The game started at 4am eastern time Saturday morning. Absolutely no one on the east coast got up to tune into the MLB Network at 4am to watch two west coast teams play. On the west coast the game started at 1am, did people stay up and remember it was on? Likely not, the die hards may have but the casual fan likely had no idea the season started last night.
Who was the last big name player to come from Australia? Looking through the list of players from Australia there was one recognizable name on the list. Grant Balfour from the Oakland Athletics is the only player anyone would remember. The lack of players from Australia begs the question as to why did Major League Baseball pick Australia to go to? Sure cricket is like baseball kind of, they both have balls and bats but thats about it.

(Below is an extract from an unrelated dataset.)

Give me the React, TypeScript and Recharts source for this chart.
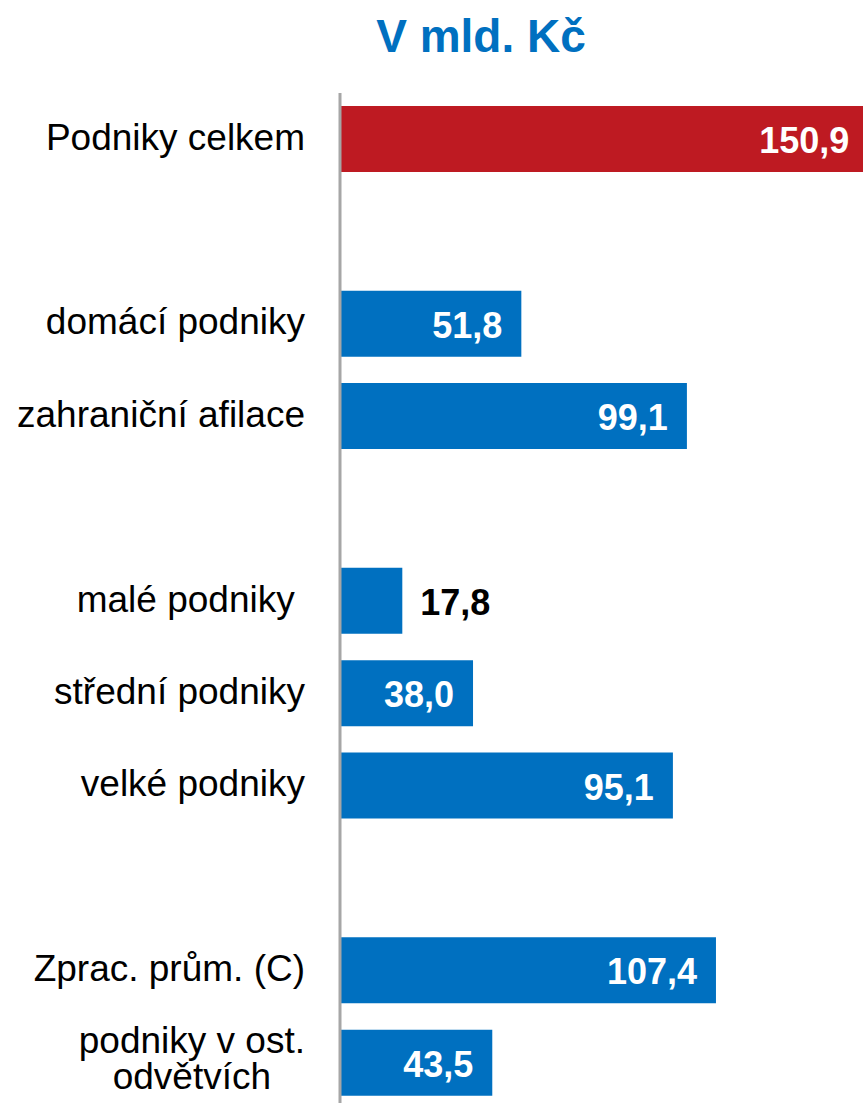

Why not go to the countries that produce baseball players? The Dominican Republic, Latin American countries, Japan (again), why not go to these countries? Or better yet why do you have to go anywhere? Baseball can call these games opening day as much as they want, end of the day Opening Day to baseball fans is March 31st.
Good news though, not only did we take baseball to Australia but we also took our fat american concessions with us. Included in that was a $36 2-foot long hot dog. Promote baseball and American consumerism at the same time, love it.
Game two of this “Opening Day” series starts Saturday night at 10pm eastern time, 7pm on the west coast making it more of natural start time for the Dodgers fans.
To add to the misery of having to travel to Australia which is a 14 hour and 40 minute flight from LAX, the Dbacks bus got a flat tire forcing the players to walk to the ballpark. So players that didn’t even want to be there now had to walk. They should have taken the Zach Greinke approach who had “zero excitement” to go to Australia, he ended up not going. Andre Either also voiced his displeasure with being there.
The Australian media turned the Dodgers into the bad guys for this series based on their displeasure of not wanting to be there. That is ridiculous behavior from the media, they have to understand why they are unhappy to be there. It has nothing to do with your lovely country, it has everything to do with the 15 hour plane ride and MLB’s decision to have games there.
Lets stop this ridiculous opening day in another country thing. Playing games in other countries does nothing but piss off the fans back in the states. The fans that buy season tickets, regular game tickets and enough merchandise to fill a closet. Support the home fans.